## Given exercise
Retype the data that follows line by line, exactly, and leave its pictures out.

— Begin Available data —

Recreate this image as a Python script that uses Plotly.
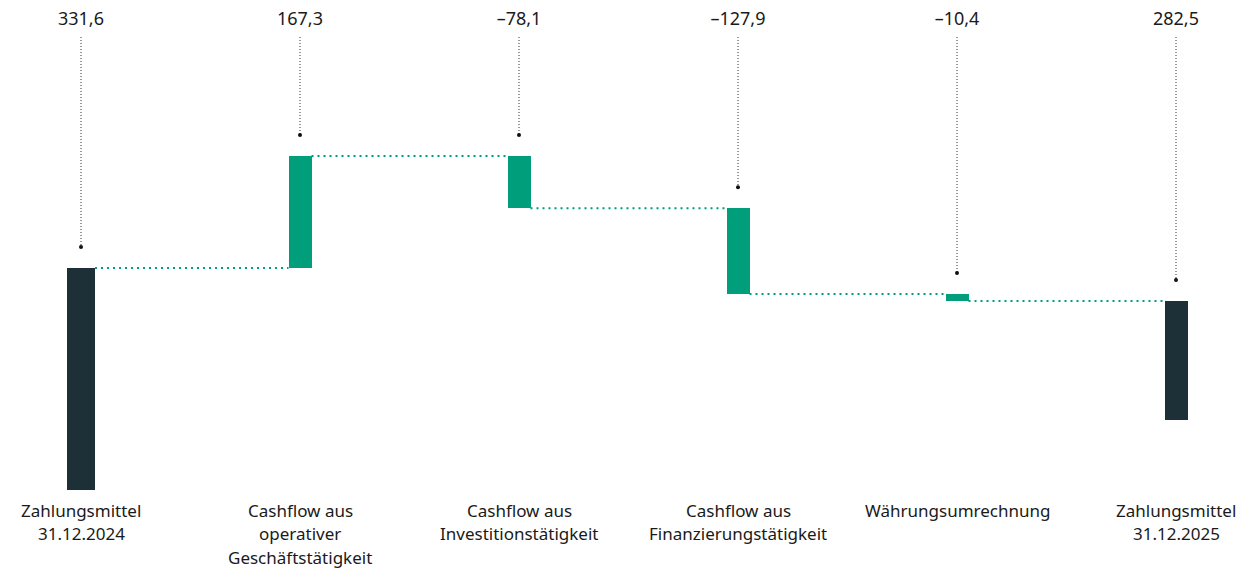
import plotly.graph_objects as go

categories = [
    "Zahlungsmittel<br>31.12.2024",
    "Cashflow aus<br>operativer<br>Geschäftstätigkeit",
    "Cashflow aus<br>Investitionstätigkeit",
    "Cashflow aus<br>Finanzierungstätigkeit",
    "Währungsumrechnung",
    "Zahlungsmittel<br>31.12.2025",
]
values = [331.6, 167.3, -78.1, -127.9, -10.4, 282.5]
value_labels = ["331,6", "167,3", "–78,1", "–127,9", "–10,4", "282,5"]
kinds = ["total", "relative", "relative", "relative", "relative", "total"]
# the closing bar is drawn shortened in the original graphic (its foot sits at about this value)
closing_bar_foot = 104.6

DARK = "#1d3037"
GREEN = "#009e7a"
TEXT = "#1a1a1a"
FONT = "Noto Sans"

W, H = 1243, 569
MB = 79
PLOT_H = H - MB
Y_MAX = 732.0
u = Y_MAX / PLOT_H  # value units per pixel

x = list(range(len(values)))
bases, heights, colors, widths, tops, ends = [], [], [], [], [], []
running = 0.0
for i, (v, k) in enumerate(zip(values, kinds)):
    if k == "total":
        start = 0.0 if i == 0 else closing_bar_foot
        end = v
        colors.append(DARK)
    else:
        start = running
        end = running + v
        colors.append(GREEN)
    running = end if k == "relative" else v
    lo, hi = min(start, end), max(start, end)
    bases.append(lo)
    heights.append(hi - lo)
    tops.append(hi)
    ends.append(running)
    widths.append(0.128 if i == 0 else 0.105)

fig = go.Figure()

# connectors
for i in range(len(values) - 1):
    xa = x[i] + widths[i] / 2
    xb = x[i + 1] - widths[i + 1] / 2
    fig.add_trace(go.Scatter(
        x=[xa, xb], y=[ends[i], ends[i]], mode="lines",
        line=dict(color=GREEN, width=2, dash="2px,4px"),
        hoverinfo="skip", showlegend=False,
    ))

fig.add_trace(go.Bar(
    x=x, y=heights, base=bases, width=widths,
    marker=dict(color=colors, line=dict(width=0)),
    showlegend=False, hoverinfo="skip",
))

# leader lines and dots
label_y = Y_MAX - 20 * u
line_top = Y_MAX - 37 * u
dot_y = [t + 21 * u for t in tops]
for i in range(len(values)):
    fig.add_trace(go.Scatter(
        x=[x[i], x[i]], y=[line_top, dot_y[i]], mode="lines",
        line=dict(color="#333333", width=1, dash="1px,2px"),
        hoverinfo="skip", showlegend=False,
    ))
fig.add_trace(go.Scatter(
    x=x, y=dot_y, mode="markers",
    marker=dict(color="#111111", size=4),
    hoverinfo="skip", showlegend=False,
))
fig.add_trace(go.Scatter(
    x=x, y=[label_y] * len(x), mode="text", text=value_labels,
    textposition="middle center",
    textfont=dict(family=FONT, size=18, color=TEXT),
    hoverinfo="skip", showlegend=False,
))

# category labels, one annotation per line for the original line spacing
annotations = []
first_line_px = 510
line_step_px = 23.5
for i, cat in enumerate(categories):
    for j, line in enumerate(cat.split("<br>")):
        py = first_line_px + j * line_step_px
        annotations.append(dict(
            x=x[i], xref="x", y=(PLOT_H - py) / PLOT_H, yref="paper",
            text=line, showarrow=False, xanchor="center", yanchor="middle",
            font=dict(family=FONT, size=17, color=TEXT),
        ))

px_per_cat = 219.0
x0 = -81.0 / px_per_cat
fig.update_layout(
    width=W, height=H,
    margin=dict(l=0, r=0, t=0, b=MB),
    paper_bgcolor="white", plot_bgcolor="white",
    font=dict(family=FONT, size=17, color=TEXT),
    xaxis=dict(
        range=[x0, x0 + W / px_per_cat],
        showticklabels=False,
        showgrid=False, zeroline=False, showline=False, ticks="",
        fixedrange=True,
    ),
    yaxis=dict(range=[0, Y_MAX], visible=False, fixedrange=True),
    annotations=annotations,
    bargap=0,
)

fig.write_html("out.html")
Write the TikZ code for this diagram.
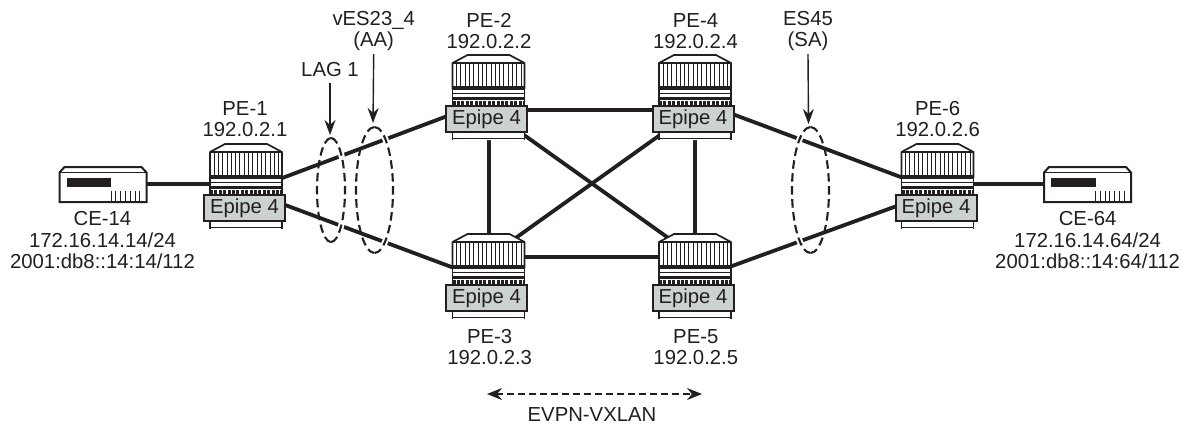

— End Available data —

## Output of the exercise
Recreate this image as a Python script that uses Plotly.
import plotly.graph_objects as go

categories = [
    "Zahlungsmittel<br>31.12.2024",
    "Cashflow aus<br>operativer<br>Geschäftstätigkeit",
    "Cashflow aus<br>Investitionstätigkeit",
    "Cashflow aus<br>Finanzierungstätigkeit",
    "Währungsumrechnung",
    "Zahlungsmittel<br>31.12.2025",
]
values = [331.6, 167.3, -78.1, -127.9, -10.4, 282.5]
value_labels = ["331,6", "167,3", "–78,1", "–127,9", "–10,4", "282,5"]
kinds = ["total", "relative", "relative", "relative", "relative", "total"]
# the closing bar is drawn shortened in the original graphic (its foot sits at about this value)
closing_bar_foot = 104.6

DARK = "#1d3037"
GREEN = "#009e7a"
TEXT = "#1a1a1a"
FONT = "Noto Sans"

W, H = 1243, 569
MB = 79
PLOT_H = H - MB
Y_MAX = 732.0
u = Y_MAX / PLOT_H  # value units per pixel

x = list(range(len(values)))
bases, heights, colors, widths, tops, ends = [], [], [], [], [], []
running = 0.0
for i, (v, k) in enumerate(zip(values, kinds)):
    if k == "total":
        start = 0.0 if i == 0 else closing_bar_foot
        end = v
        colors.append(DARK)
    else:
        start = running
        end = running + v
        colors.append(GREEN)
    running = end if k == "relative" else v
    lo, hi = min(start, end), max(start, end)
    bases.append(lo)
    heights.append(hi - lo)
    tops.append(hi)
    ends.append(running)
    widths.append(0.128 if i == 0 else 0.105)

fig = go.Figure()

# connectors
for i in range(len(values) - 1):
    xa = x[i] + widths[i] / 2
    xb = x[i + 1] - widths[i + 1] / 2
    fig.add_trace(go.Scatter(
        x=[xa, xb], y=[ends[i], ends[i]], mode="lines",
        line=dict(color=GREEN, width=2, dash="2px,4px"),
        hoverinfo="skip", showlegend=False,
    ))

fig.add_trace(go.Bar(
    x=x, y=heights, base=bases, width=widths,
    marker=dict(color=colors, line=dict(width=0)),
    showlegend=False, hoverinfo="skip",
))

# leader lines and dots
label_y = Y_MAX - 20 * u
line_top = Y_MAX - 37 * u
dot_y = [t + 21 * u for t in tops]
for i in range(len(values)):
    fig.add_trace(go.Scatter(
        x=[x[i], x[i]], y=[line_top, dot_y[i]], mode="lines",
        line=dict(color="#333333", width=1, dash="1px,2px"),
        hoverinfo="skip", showlegend=False,
    ))
fig.add_trace(go.Scatter(
    x=x, y=dot_y, mode="markers",
    marker=dict(color="#111111", size=4),
    hoverinfo="skip", showlegend=False,
))
fig.add_trace(go.Scatter(
    x=x, y=[label_y] * len(x), mode="text", text=value_labels,
    textposition="middle center",
    textfont=dict(family=FONT, size=18, color=TEXT),
    hoverinfo="skip", showlegend=False,
))

# category labels, one annotation per line for the original line spacing
annotations = []
first_line_px = 510
line_step_px = 23.5
for i, cat in enumerate(categories):
    for j, line in enumerate(cat.split("<br>")):
        py = first_line_px + j * line_step_px
        annotations.append(dict(
            x=x[i], xref="x", y=(PLOT_H - py) / PLOT_H, yref="paper",
            text=line, showarrow=False, xanchor="center", yanchor="middle",
            font=dict(family=FONT, size=17, color=TEXT),
        ))

px_per_cat = 219.0
x0 = -81.0 / px_per_cat
fig.update_layout(
    width=W, height=H,
    margin=dict(l=0, r=0, t=0, b=MB),
    paper_bgcolor="white", plot_bgcolor="white",
    font=dict(family=FONT, size=17, color=TEXT),
    xaxis=dict(
        range=[x0, x0 + W / px_per_cat],
        showticklabels=False,
        showgrid=False, zeroline=False, showline=False, ticks="",
        fixedrange=True,
    ),
    yaxis=dict(range=[0, Y_MAX], visible=False, fixedrange=True),
    annotations=annotations,
    bargap=0,
)

fig.write_html("out.html")
Write the TikZ code for this diagram.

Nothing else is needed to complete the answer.